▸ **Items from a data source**
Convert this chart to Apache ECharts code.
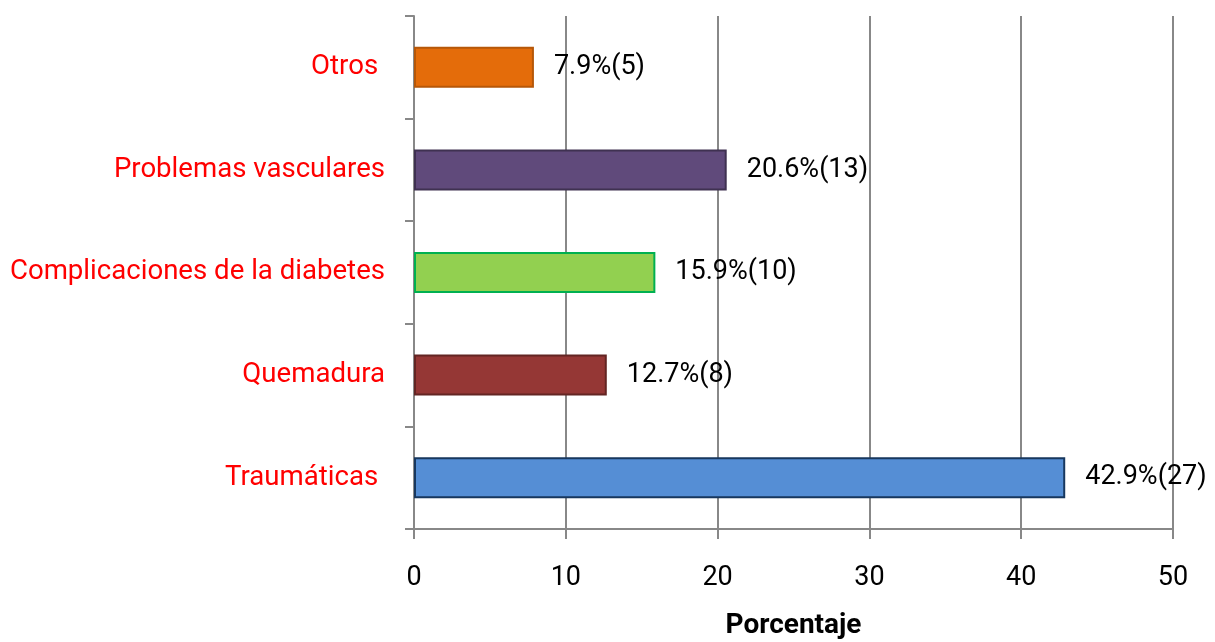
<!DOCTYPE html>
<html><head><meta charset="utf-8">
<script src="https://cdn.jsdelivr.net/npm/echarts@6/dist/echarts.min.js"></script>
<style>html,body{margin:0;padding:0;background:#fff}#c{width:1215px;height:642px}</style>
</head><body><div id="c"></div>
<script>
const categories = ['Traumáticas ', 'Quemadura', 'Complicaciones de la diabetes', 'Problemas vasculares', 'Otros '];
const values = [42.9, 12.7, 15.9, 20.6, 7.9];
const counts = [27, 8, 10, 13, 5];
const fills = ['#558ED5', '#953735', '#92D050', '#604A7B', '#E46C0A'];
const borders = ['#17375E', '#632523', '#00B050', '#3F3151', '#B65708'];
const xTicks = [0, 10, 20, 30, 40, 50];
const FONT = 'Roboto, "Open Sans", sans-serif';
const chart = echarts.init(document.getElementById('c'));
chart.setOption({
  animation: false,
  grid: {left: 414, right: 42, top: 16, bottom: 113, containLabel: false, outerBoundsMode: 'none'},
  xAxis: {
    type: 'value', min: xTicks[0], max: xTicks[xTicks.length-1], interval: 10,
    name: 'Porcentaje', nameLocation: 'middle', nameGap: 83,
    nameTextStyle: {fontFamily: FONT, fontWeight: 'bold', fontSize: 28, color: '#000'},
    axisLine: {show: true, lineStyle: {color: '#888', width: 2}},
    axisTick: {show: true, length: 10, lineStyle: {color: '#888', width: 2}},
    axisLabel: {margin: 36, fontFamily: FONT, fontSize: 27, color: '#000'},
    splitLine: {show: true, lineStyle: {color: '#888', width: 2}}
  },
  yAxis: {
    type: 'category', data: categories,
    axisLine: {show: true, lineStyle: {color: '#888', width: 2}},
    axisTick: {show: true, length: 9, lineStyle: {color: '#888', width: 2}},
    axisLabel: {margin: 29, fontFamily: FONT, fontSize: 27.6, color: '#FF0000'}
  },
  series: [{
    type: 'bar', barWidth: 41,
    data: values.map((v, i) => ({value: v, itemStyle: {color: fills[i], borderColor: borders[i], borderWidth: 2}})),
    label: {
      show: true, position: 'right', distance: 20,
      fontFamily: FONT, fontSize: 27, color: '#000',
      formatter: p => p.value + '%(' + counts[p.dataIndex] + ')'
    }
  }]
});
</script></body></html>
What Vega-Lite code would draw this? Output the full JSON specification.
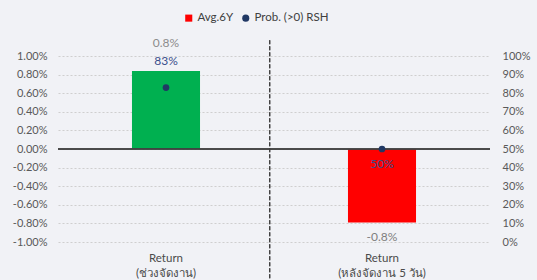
--
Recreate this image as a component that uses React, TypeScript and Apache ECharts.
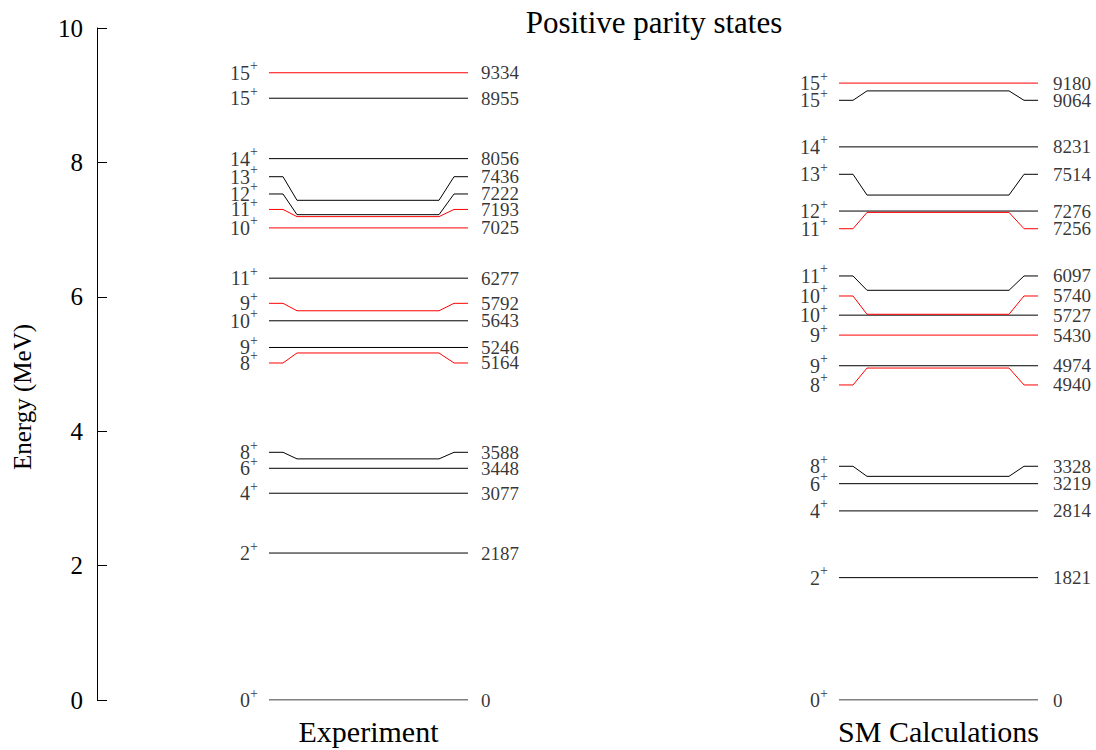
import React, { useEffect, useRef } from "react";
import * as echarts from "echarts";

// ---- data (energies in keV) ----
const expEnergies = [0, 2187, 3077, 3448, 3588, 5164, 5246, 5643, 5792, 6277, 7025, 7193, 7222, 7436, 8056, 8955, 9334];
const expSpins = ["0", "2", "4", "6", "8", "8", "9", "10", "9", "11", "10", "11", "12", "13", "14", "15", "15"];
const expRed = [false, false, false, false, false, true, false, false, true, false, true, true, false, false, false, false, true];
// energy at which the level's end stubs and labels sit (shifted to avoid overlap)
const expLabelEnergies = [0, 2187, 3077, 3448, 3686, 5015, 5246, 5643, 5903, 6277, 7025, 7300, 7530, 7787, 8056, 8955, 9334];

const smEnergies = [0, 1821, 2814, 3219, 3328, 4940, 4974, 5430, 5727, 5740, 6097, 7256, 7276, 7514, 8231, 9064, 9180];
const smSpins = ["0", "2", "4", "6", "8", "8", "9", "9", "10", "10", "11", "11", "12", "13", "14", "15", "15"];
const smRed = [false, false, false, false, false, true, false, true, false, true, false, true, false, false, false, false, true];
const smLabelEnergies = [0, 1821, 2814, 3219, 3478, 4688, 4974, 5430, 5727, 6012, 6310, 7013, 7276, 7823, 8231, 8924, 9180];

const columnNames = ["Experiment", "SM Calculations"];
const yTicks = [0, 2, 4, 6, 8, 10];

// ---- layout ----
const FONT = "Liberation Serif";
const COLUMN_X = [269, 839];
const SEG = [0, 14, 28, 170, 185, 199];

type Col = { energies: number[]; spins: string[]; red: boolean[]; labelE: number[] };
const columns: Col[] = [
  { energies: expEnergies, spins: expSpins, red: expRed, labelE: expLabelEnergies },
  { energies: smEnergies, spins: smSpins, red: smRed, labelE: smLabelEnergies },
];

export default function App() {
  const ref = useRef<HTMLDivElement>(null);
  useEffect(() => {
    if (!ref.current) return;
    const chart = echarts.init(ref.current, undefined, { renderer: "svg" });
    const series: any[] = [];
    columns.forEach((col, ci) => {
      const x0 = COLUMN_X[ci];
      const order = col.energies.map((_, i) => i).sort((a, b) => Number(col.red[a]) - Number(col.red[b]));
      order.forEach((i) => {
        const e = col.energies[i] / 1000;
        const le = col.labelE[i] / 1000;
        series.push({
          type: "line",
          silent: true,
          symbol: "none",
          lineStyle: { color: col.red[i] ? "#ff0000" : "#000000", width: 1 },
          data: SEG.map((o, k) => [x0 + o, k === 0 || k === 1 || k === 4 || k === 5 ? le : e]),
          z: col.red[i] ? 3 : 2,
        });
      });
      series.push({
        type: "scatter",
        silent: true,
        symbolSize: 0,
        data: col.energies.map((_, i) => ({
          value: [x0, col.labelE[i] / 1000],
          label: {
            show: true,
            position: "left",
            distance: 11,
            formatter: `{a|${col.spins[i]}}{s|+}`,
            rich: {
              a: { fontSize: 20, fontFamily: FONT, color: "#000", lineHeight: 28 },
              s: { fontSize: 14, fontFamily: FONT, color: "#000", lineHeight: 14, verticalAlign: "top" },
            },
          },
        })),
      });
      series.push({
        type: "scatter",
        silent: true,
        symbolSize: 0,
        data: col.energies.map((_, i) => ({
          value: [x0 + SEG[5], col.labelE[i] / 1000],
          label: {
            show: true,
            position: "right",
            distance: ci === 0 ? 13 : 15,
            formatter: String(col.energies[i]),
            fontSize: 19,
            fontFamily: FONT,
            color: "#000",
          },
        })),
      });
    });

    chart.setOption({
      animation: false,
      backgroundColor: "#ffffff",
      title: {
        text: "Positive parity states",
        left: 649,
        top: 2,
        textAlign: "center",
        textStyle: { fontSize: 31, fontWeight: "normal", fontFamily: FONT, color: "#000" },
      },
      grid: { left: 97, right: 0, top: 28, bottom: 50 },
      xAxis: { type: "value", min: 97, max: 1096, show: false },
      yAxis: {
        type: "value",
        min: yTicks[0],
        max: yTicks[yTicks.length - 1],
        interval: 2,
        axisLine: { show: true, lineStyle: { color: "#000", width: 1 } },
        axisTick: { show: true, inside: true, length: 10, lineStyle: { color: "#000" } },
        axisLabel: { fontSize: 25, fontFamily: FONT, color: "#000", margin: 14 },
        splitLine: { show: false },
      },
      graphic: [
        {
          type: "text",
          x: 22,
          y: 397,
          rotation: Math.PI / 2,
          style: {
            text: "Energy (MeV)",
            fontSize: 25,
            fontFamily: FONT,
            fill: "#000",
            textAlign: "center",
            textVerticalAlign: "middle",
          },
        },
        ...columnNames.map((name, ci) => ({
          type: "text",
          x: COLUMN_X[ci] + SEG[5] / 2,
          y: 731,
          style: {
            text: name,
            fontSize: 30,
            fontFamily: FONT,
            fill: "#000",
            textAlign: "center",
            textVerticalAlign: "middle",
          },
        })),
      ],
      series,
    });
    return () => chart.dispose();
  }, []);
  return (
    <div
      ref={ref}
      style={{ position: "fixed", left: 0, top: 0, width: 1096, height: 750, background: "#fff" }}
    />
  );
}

▸ **Requirement**
In the listing above, find the line with "Recreate this image" and the line with "7787, 8056, 8955, 9334];". Set down both and every line between them, minus the pictures.

▸ **Result of the exercise**
Recreate this image as a component that uses React, TypeScript and Apache ECharts.
import React, { useEffect, useRef } from "react";
import * as echarts from "echarts";

// ---- data (energies in keV) ----
const expEnergies = [0, 2187, 3077, 3448, 3588, 5164, 5246, 5643, 5792, 6277, 7025, 7193, 7222, 7436, 8056, 8955, 9334];
const expSpins = ["0", "2", "4", "6", "8", "8", "9", "10", "9", "11", "10", "11", "12", "13", "14", "15", "15"];
const expRed = [false, false, false, false, false, true, false, false, true, false, true, true, false, false, false, false, true];
// energy at which the level's end stubs and labels sit (shifted to avoid overlap)
const expLabelEnergies = [0, 2187, 3077, 3448, 3686, 5015, 5246, 5643, 5903, 6277, 7025, 7300, 7530, 7787, 8056, 8955, 9334];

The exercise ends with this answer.